Puerto Rico Case to Open to Packed Court -- No Cologne, Please

(Bloomberg) -- Puerto Rico’s $123 billion bankruptcy case opens Wednesday in a San Juan courtroom, with protesters expected outside, three lawyer-packed courtrooms inside and a request from the judge to leave the cologne at home.

The 3.5-hour hearing will most likely be a get-acquainted session for U.S. District Judge Laura Taylor Swain, on assignment from Manhattan, and a battalion of attorneys representing the island’s insolvent government, its bondholders, and current and retired public workers. One of the few substantive issues on the docket so far is the retirees’ request for an official committee -- to be funded by the commonwealth -- to represent their interests.

But bigger fights are brewing. Puerto Rico says it can only cover about $8 billion of $33.4 billion in bond payments due through 2026. Rival creditors have sued in different courts for the right to be paid first. Active and retired government workers, meanwhile, are facing a potential 10 percent cut in pension costs and looking to shield their benefits.
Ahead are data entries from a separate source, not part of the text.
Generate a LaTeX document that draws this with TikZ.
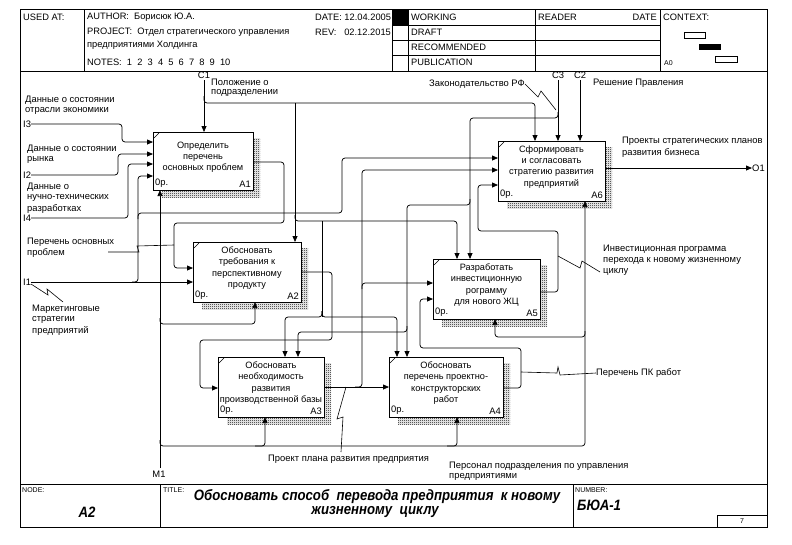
\documentclass[tikz,border=0pt]{standalone}
\usepackage{fontspec}
\setmainfont{Liberation Sans}
\usetikzlibrary{arrows.meta,patterns,calc,fit}
\pgfdeclarepatternformonly{fdots}{\pgfqpoint{0pt}{0pt}}{\pgfqpoint{2pt}{2pt}}{\pgfqpoint{2pt}{2pt}}{%
  \pgfpathrectangle{\pgfqpoint{0pt}{0pt}}{\pgfqpoint{1pt}{1pt}}%
  \pgfpathrectangle{\pgfqpoint{1pt}{1pt}}{\pgfqpoint{1pt}{1pt}}%
  \pgfusepath{fill}}
\tikzset{
  ln/.style={line width=0.75pt, rounded corners=3pt},
  arr/.style={ln, -{Triangle[length=6pt,width=5pt]}},
  lead/.style={line width=0.6pt},
  lbl/.style={font=\fontsize{9.4}{11}\selectfont, inner sep=0pt, anchor=west},
  hd/.style={font=\fontsize{9.3}{11}\selectfont, inner sep=0pt, anchor=west},
  sm/.style={font=\fontsize{7}{8}\selectfont, inner sep=0pt, anchor=west},
  frm/.style={line width=0.8pt},
  btxt/.style={font=\fontsize{9.2}{11.2}\selectfont, align=center, inner sep=0pt, anchor=center},
  bt/.style={font=\bfseries\itshape\fontsize{15}{16}\selectfont, inner sep=0pt},
}
\newcommand\idbox[7]{%
  \fill[pattern=fdots] (#2+9,#3+6) rectangle (#4+7,#5+7);
  \path (#2,#3) coordinate (#1nw) (#4,#5) coordinate (#1se);
  \node[draw, line width=0.8pt, fill=white, inner sep=0pt, outer sep=0pt, fit=(#1nw)(#1se)] (#1) {};
  \node[btxt] at ($(#1.center)+(0,-4)$) {#6};
  \node[lbl, anchor=south west] at ($(#1.south west)+(2,-2)$) {0р.};
  \node[lbl, anchor=south east] at ($(#1.south east)+(-2,-2)$) {#7};
  \draw[line width=0.6pt] ($(#1.north west)+(1,6)$) -- ($(#1.north west)+(6,1)$);
}
\begin{document}
\begin{tikzpicture}[x=1pt,y=-1pt]
\useasboundingbox (0,0) rectangle (792,544);
% ---------- frame ----------
\draw[frm] (20,9) rectangle (767,527);
\draw[frm] (20,71) -- (767,71);
\draw[frm] (84,9) -- (84,71);
\draw[frm] (392,9) -- (392,71);
\draw[frm] (408,9) -- (408,71);
\draw[frm] (535,9) -- (535,71);
\draw[frm] (660,9) -- (660,71);
\draw[frm] (392,25) -- (660,25);
\draw[frm] (392,40) -- (660,40);
\draw[frm] (392,55) -- (660,55);
\fill (392,9) rectangle (408,25);
\node[hd] at (23,17) {USED AT:};
\node[hd] at (87,17) {AUTHOR:\ \ Борисюк Ю.А.};
\node[hd] at (315,17) {DATE: 12.04.2005};
\node[hd] at (87,32) {PROJECT:\ \ Отдел стратегического управления};
\node[hd] at (87,45) {предприятиями Холдинга};
\node[hd] at (315,32) {REV:\ \ \ 02.12.2015};
\node[hd] at (87,62) {NOTES:\ \ 1\ \ 2\ \ 3\ \ 4\ \ 5\ \ 6\ \ 7\ \ 8\ \ 9\ \ 10};
\node[hd] at (411,17) {WORKING};
\node[hd] at (411,32) {DRAFT};
\node[hd] at (411,47) {RECOMMENDED};
\node[hd] at (411,62) {PUBLICATION};
\node[hd] at (538,17) {READER};
\node[hd, anchor=east] at (657,17) {DATE};
\node[hd] at (663,17) {CONTEXT:};
\node[sm] at (664,63) {A0};
\draw[line width=0.7pt] (684,32) rectangle (705,38);
\fill (699,44) rectangle (721,50);
\draw[line width=0.7pt] (715,56) rectangle (737,62);
% footer
\draw[frm] (20,484) -- (767,484);
\draw[frm] (160,484) -- (160,527);
\draw[frm] (573,484) -- (573,527);
\draw[frm] (717,515) rectangle (767,527);
\node[sm] at (22,490) {NODE:};
\node[sm] at (163,490) {TITLE:};
\node[sm] at (575,490) {NUMBER:};
\node[bt] at (87,512) {\scalebox{0.88}[1]{A2}};
\node[bt] at (377,497) {\scalebox{0.88}[1]{Обосновать способ\ \ перевода предприятия\ \ к новому}};
\node[bt] at (375,512) {\scalebox{0.88}[1]{жизненному\ \ циклу}};
\node[bt, anchor=west] at (577,505) {\scalebox{0.88}[1]{БЮА-1}};
\node[sm, anchor=center] at (742,521) {7};
% ---------- boxes ----------
\idbox{A1}{153}{132}{253}{190}{Определить\\перечень\\основных проблем}{A1}
\idbox{A2}{193}{242}{301}{302}{Обосновать\\требования к\\перспективному\\продукту}{A2}
\idbox{A3}{218}{357}{324}{417}{Обосновать\\необходимость\\развития\\производственной базы}{A3}
\idbox{A4}{389}{357}{503}{417}{Обосновать\\перечень проектно-\\конструкторских\\работ}{A4}
\idbox{A5}{433}{259}{540}{319}{Разработать\\инвестиционную\\рограмму\\для нового ЖЦ}{A5}
\idbox{A6}{498}{141}{605}{201}{Сформировать\\и согласовать\\стратегию развития\\предприятий}{A6}
% ---------- labels ----------
\node[lbl, anchor=center] (tC1) at (204,75) {C1};
\node[lbl] at (211,82) {Положение о};
\node[lbl] at (211,93) {подразделении};
\node[lbl] at (25,100) {Данные о состоянии};
\node[lbl] at (25,111) {отрасли экономики};
\node[lbl] (tI3) at (23,124) {I3};
\node[lbl] at (27,149) {Данные о состоянии};
\node[lbl] at (27,160) {рынка};
\node[lbl] (tI2) at (23,175) {I2};
\node[lbl] at (27,187) {Данные о};
\node[lbl] at (27,198) {нучно-технических};
\node[lbl] at (27,209) {разработках};
\node[lbl] (tI4) at (23,218) {I4};
\node[lbl] at (27,242) {Перечень основных};
\node[lbl] (tPer) at (27,253) {проблем};
\node[lbl] (tI1) at (23,282) {I1};
\node[lbl] at (32,309) {Маркетинговые};
\node[lbl] at (32,320) {стратегии};
\node[lbl] at (32,331) {предприятий};
\node[lbl] (tLaw) at (429,84) {Законодательство РФ};
\node[lbl, anchor=center] (tC3) at (558,75) {C3};
\node[lbl, anchor=center] (tC2) at (580,75) {C2};
\node[lbl] at (593,83) {Решение Правления};
\node[lbl] at (622,141) {Проекты стратегических планов};
\node[lbl] at (622,153) {развития бизнеса};
\node[lbl] (tO1) at (752,168) {O1};
\node[lbl] at (603,249) {Инвестиционная программа};
\node[lbl] at (603,261) {перехода к новому жизненному};
\node[lbl] at (603,272) {циклу};
\node[lbl] (tPK) at (596,373) {Перечень ПК работ};
\node[lbl] at (268,459) {Проект плана развития предприятия};
\node[lbl] at (449,466) {Персонал подразделения по управления};
\node[lbl] at (449,477) {предприятиями};
\node[lbl, anchor=center] (tM1) at (159,474) {M1};
% ---------- coordinates ----------
\coordinate (c1) at (204,80);
\coordinate (c3) at (558,80);
\coordinate (c2) at (580,80);
\coordinate (m1) at (160,468);
% ---------- controls ----------
\draw[arr] (c1) -- (c1 |- A1.north);
\draw[arr] (204,96) -- (204,103) -- (535,103) -- (535,0 |- A6.north);
\draw[arr] (295,103) -- (295,0 |- A2.north);
\draw[arr] (295,215) -- (295,221) -- (457,221) -- (457,0 |- A5.north);
\draw[ln] (322,221) -- (322,317);
\draw[arr] (322,311) -- (322,317) -- (285,317) -- (285,0 |- A3.north);
\draw[arr] (322,311) -- (322,317) -- (397,317) -- (397,0 |- A4.north);
\draw[arr] (c3) -- (c3 |- A6.north);
\draw[arr] (558,112) -- (558,118) -- (470,118) -- (470,0 |- A5.north);
\draw[arr] (470,199) -- (470,205) -- (407,205) -- (407,0 |- A4.north);
\draw[arr] (407,326) -- (407,332) -- (298,332) -- (298,0 |- A3.north);
\draw[lead] (tLaw.east) -- (538,97) -- (541,91) -- (556,110);
\draw[arr] (c2) -- (c2 |- A6.north);
% ---------- mechanisms ----------
\draw[arr] (m1) -- (m1 |- A1.south);
\draw[arr] (160,318) -- (160,324) -- (255,324) -- (255,0 |- A2.south);
\draw[arr] (160,440) -- (160,446) -- (585,446) -- (585,0 |- A6.south);
\draw[arr] (255,446) -- (265,446) -- (265,0 |- A3.south);
\draw[arr] (447,446) -- (457,446) -- (457,0 |- A4.south);
\draw[arr] (585,331) -- (585,337) -- (495,337) -- (495,0 |- A5.south);
% ---------- inputs ----------
\draw[arr] (tI3.east) -- (122,124) -- (122,142) -- (A1.west |- 0,142);
\draw[arr] (tI2.east) -- (118,175) -- (118,154) -- (A1.west |- 0,154);
\draw[arr] (tI4.east) -- (128,218) -- (128,164) -- (A1.west |- 0,164);
\draw[arr] (tI1.east) -- (A2.west |- 0,282);
\draw[arr] (132,282) -- (138,282) -- (138,176) -- (A1.west |- 0,176);
\draw[arr] (138,219) -- (138,213) -- (342,213) -- (342,158) -- (A6.west |- 0,158);
\draw[lead] (31,284) -- (48,295) -- (47,289) -- (63,302);
% ---------- outputs ----------
\draw[arr] (A1.east |- 0,162) -- (284,162) -- (284,223) -- (174,223) -- (174,268) -- (A2.west |- 0,268);
\draw[lead] (108,252) -- (139,252) -- (137,246) -- (174,245);
\draw[arr] (A2.east |- 0,272) -- (332,272) -- (332,340) -- (200,340) -- (200,388) -- (A3.west |- 0,388);
\draw[arr] (A3.east |- 0,387) -- (A4.west |- 0,387);
\draw[arr] (355,387) -- (362,387) -- (362,170) -- (A6.west |- 0,170);
\draw[arr] (362,289) -- (362,283) -- (A5.west |- 0,283);
\draw[lead] (341,452) -- (343,417) -- (337,419) -- (346,387);
\draw[arr] (A4.east |- 0,388) -- (521,388) -- (521,348) -- (420,348) -- (420,299) -- (A5.west |- 0,299);
\draw[lead] (521,372) -- (557,373) -- (558,367) -- (560,375) -- (tPK.west);
\draw[arr] (A5.east |- 0,292) -- (558,292) -- (558,231) -- (478,231) -- (478,185) -- (A6.west |- 0,185);
\draw[lead] (558,256) -- (580,268) -- (582,261) -- (600,272);
\draw[arr] (A6.east |- 0,168) -- (tO1.west);
\end{tikzpicture}
\end{document}
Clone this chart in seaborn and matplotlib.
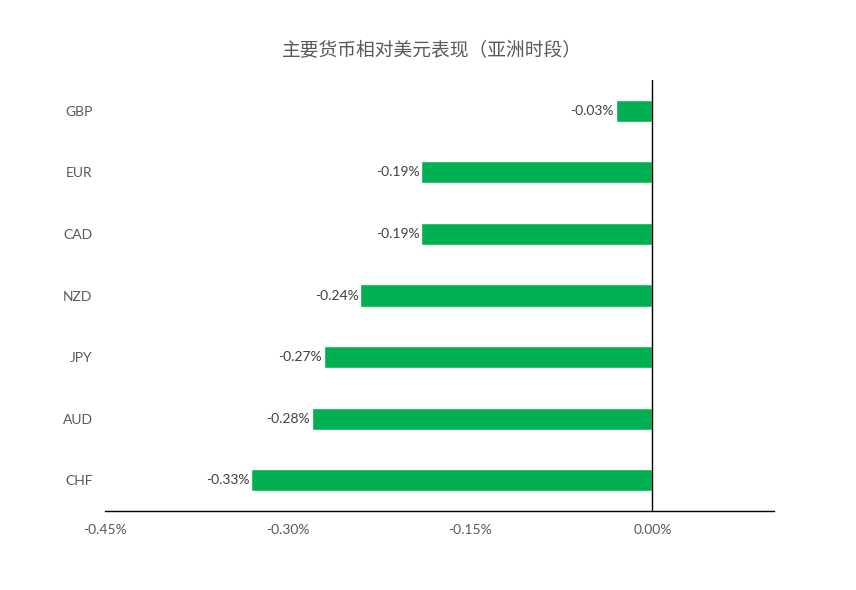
import matplotlib
matplotlib.use("Agg")
import matplotlib.pyplot as plt
import seaborn as sns
import pandas as pd
from matplotlib.ticker import FuncFormatter

currencies = ["GBP", "EUR", "CAD", "NZD", "JPY", "AUD", "CHF"]
values = [-0.03, -0.19, -0.19, -0.24, -0.27, -0.28, -0.33]
x_ticks = [-0.45, -0.30, -0.15, 0.00]
title = "主要货币相对美元表现（亚洲时段）"

sns.set_theme(style="white")
plt.rcParams["font.family"] = ["Lato", "Noto Sans CJK SC", "DejaVu Sans"]

df = pd.DataFrame({"currency": currencies, "value": values})

fig = plt.figure(figsize=(8.56, 5.90), dpi=100)
ax = fig.add_axes([105/856, 1-511/590, (774-105)/856, (511-80)/590])

sns.barplot(data=df, x="value", y="currency", orient="h", color="#00B050",
            width=0.36, ax=ax, saturation=1)

ax.set_xlim(-0.45, 0.10)
ax.set_ylim(6.5, -0.5)
ax.set_xticks(x_ticks)
ax.xaxis.set_major_formatter(FuncFormatter(lambda v, p: f"{v:.2f}%"))
ax.set_xlabel("")
ax.set_ylabel("")
ax.tick_params(axis="x", length=0, pad=9, labelsize=10, labelcolor="#595959")
ax.tick_params(axis="y", length=0, pad=9, labelsize=10, labelcolor="#595959")

for s in ["top", "right", "left"]:
    ax.spines[s].set_visible(False)
ax.spines["bottom"].set_color("black")
ax.spines["bottom"].set_linewidth(1.0)
ax.axvline(0, color="black", linewidth=1.0)

for i, v in enumerate(values):
    ax.text(v - 0.0015, i, f"{v:.2f}%", ha="right", va="center",
            fontsize=10, color="#404040")

fig.text(432/856, 1-50/590, title, ha="center", va="center", fontsize=13.5,
         color="#595959", family=["Noto Sans CJK SC", "DejaVu Sans"])

fig.savefig("out.png", dpi=100, facecolor="white")
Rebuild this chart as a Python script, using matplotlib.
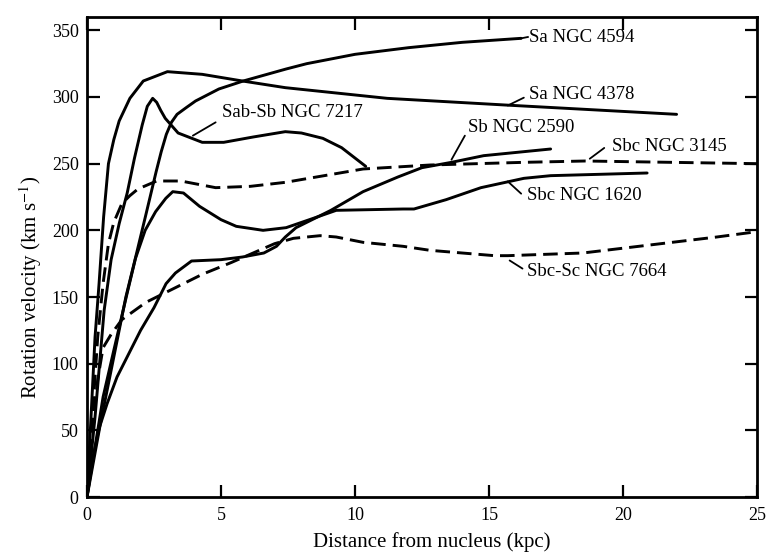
import matplotlib
matplotlib.use("Agg")
import matplotlib.pyplot as plt

plt.rcParams['font.family'] = ['Liberation Serif', 'DejaVu Serif']
plt.rcParams['mathtext.fontset'] = 'stix'

# ---- data (distance in kpc, velocity in km/s) ----
x_4594 = [0, 0.5, 1.0, 1.45, 1.78, 2.2, 2.58, 2.77, 2.96, 3.15, 3.36, 3.7, 4.05, 4.92, 5.83, 7.43, 8.2, 10, 12, 14, 16.2]
v_4594 = [0, 55, 105, 150, 177, 212, 244, 259, 272, 281, 287, 292, 297, 306, 312, 321, 325, 332, 337, 341, 344]

x_4378 = [0, 0.15, 0.3, 0.45, 0.62, 0.8, 1.0, 1.2, 1.6, 2.1, 3.0, 4.3, 5.8, 7.4, 11.2, 15.6, 22.0]
v_4378 = [0, 60, 120, 160, 210, 250, 268, 282, 299, 312, 319, 317, 312, 307, 299, 294, 287]

x_7217 = [0, 0.3, 0.64, 0.9, 1.2, 1.5, 1.77, 2.06, 2.25, 2.45, 2.6, 2.75, 2.92, 3.4, 4.3, 5.1, 6.2, 7.4, 8.0, 8.8, 9.5, 10.4]
v_7217 = [0, 60, 140, 178, 205, 228, 254, 279, 293, 299, 296, 290, 284, 273, 266, 266, 270, 274, 273, 269, 262, 248]

x_2590 = [0, 0.2, 0.46, 0.75, 1.12, 2.0, 2.5, 2.95, 3.3, 3.9, 5.0, 5.8, 6.6, 7.07, 7.4, 7.8, 9.1, 10.3, 11.6, 12.5, 13.6, 14.8, 17.3]
v_2590 = [0, 28, 52, 70, 90, 125, 142, 160, 168, 177, 178, 180, 183, 188, 195, 202, 215, 229, 240, 247, 251, 256, 261]

x_3145 = [0, 0.2, 0.4, 0.6, 0.8, 1.0, 1.3, 1.6, 1.9, 2.6, 3.5, 4.8, 6.1, 7.4, 10.3, 12.8, 16.3, 18.6, 25.0]
v_3145 = [0, 60, 120, 160, 190, 206, 220, 226, 231, 237, 237, 232, 233, 236, 246, 249, 251, 252, 250]

x_1620 = [0, 0.6, 1.0, 1.5, 1.81, 2.17, 2.56, 2.94, 3.2, 3.6, 4.2, 5.0, 5.57, 6.57, 7.43, 8.3, 9.3, 11.8, 12.2, 13.4, 14.7, 16.3, 17.3, 20.9]
v_1620 = [0, 75, 110, 153, 179, 200, 214, 224, 229, 228, 218, 208, 203, 200, 202, 208, 215, 216, 216, 223, 232, 239, 241, 243]

x_7664 = [0, 0.2, 0.4, 0.6, 0.9, 1.3, 2.2, 3.4, 4.3, 5.4, 6.2, 7.0, 7.7, 8.7, 9.3, 10.3, 11.8, 12.8, 15.2, 15.7, 18.5, 21.0, 23.5, 25.0]
v_7664 = [0, 50, 88, 112, 122, 133, 146, 158, 167, 176, 183, 190, 194, 196, 195, 191, 188, 185, 181, 181, 183, 189, 195, 199]

labels = ["Sa NGC 4594", "Sa NGC 4378", "Sab-Sb NGC 7217", "Sb NGC 2590",
          "Sbc NGC 3145", "Sbc NGC 1620", "Sbc-Sc NGC 7664"]
x_ticks = [0, 5, 10, 15, 20, 25]
y_ticks = [0, 50, 100, 150, 200, 250, 300, 350]

# ---- figure ----
W, H = 771, 556
fig = plt.figure(figsize=(W / 100, H / 100), dpi=100)
ax = fig.add_axes([87 / W, (H - 497) / H, 670 / W, 480 / H])

solid = dict(color='black', lw=2.1, solid_capstyle='round', solid_joinstyle='round')
dashed = dict(color='black', lw=2.1, linestyle=(0, (5, 2.4)))

ax.plot(x_4594, v_4594, **solid)
ax.plot(x_4378, v_4378, **solid)
ax.plot(x_7217, v_7217, **solid)
ax.plot(x_2590, v_2590, **solid)
ax.plot(x_3145, v_3145, **dashed)
ax.plot(x_1620, v_1620, **solid)
ax.plot(x_7664, v_7664, **dashed)

ax.set_xlim(0, 25)
ax.set_ylim(0, 360)
ax.set_xticks(x_ticks)
ax.set_yticks(y_ticks)
ax.tick_params(direction='in', length=9, width=1.6, top=True, right=True,
               labelsize=13, pad=6)
ax.tick_params(axis='x', pad=7)
for s in ax.spines.values():
    s.set_linewidth(2.0)

# labels with leader lines
fs = 13.5
lead = dict(arrowstyle='-', lw=1.3, color='black', shrinkA=0, shrinkB=0)

ax.plot([16.2, 16.45], [344, 345], color='black', lw=1.3)
ax.text(16.5, 345, labels[0], fontsize=fs, ha='left', va='center')

ax.annotate('', xy=(15.7, 293.6), xytext=(16.3, 299.5), arrowprops=lead)
ax.text(16.5, 301.6, labels[1], fontsize=fs, ha='left', va='center')

ax.annotate('', xy=(3.95, 271), xytext=(4.8, 281), arrowprops=lead)
ax.text(5.05, 288, labels[2], fontsize=fs, ha='left', va='center')

ax.annotate('', xy=(13.6, 253), xytext=(14.1, 271), arrowprops=lead)
ax.text(14.2, 277, labels[3], fontsize=fs, ha='left', va='center')

ax.annotate('', xy=(18.76, 253.7), xytext=(19.3, 261.8), arrowprops=lead)
ax.text(19.6, 263.2, labels[4], fontsize=fs, ha='left', va='center')

ax.annotate('', xy=(15.7, 236.7), xytext=(16.2, 227.5), arrowprops=lead)
ax.text(16.4, 226, labels[5], fontsize=fs, ha='left', va='center')

ax.annotate('', xy=(15.77, 177.4), xytext=(16.25, 171.3), arrowprops=lead)
ax.text(16.4, 169, labels[6], fontsize=fs, ha='left', va='center')

fig.text(432 / W, 1 - 542 / H, "Distance from nucleus (kpc)", fontsize=15,
         ha='center', va='center')
fig.text(31 / W, 1 - 287 / H, r"Rotation velocity (km s$^{-1}$)", fontsize=15,
         ha='center', va='center', rotation=90)

fig.savefig("out.png", dpi=100)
“It’s ‘Go’ time,” said Matt Dalton, chief executive officer of Rye Brook, New York-based Belle Haven Investments, which oversees $5.8 billion of municipal bonds, including insured Puerto Rico debt. “Everybody’s going to be pitching for what they think is fair from their perspective. But it still really comes down to what the island can afford to pay. And what that economy can actually afford is not going to make anybody happy.”

Oversight Board

A federal oversight board, created by Congress last year to untangle the island’s fiscal crisis, put Puerto Rico and its sales-tax agency under court protection this month invoking a form of bankruptcy also devised by Congress.

In its May 3 filing, the board outlined a fiscal plan that calls for freezing pay raises for government workers, privatizing some services, and cutting subsidies to cities and the University of Puerto Rico. The plan would shift the cost of “premium” health-care services to patients and try to fix a $48 billion public-pension shortfall. It doesn’t specify how it intends to accomplish any of those goals.

Under the plan, mutual funds, hedge funds and other debt holders get paid after basic government services are provided for. Creditors have balked at the outline and demanded a list of services the board deems essential.

Ultimately, Swain will have the final say about who gets paid first and how much the government should spend on services. Before then, she’ll make more modest decisions, such as whether all hearings will take place in San Juan, or someplace else, like her home courtroom in New York, where many of the top lawyers in the case are based.

But she has made one thing clear in her order setting up Wednesday’s hearing:

“Those in attendance at the hearing in Courtroom 3 are requested to refrain from wearing cologne or perfume.”

The case is In re Commonwealth of Puerto Rico, 17-03283, U.S. District Court, District of Puerto Rico (San Juan).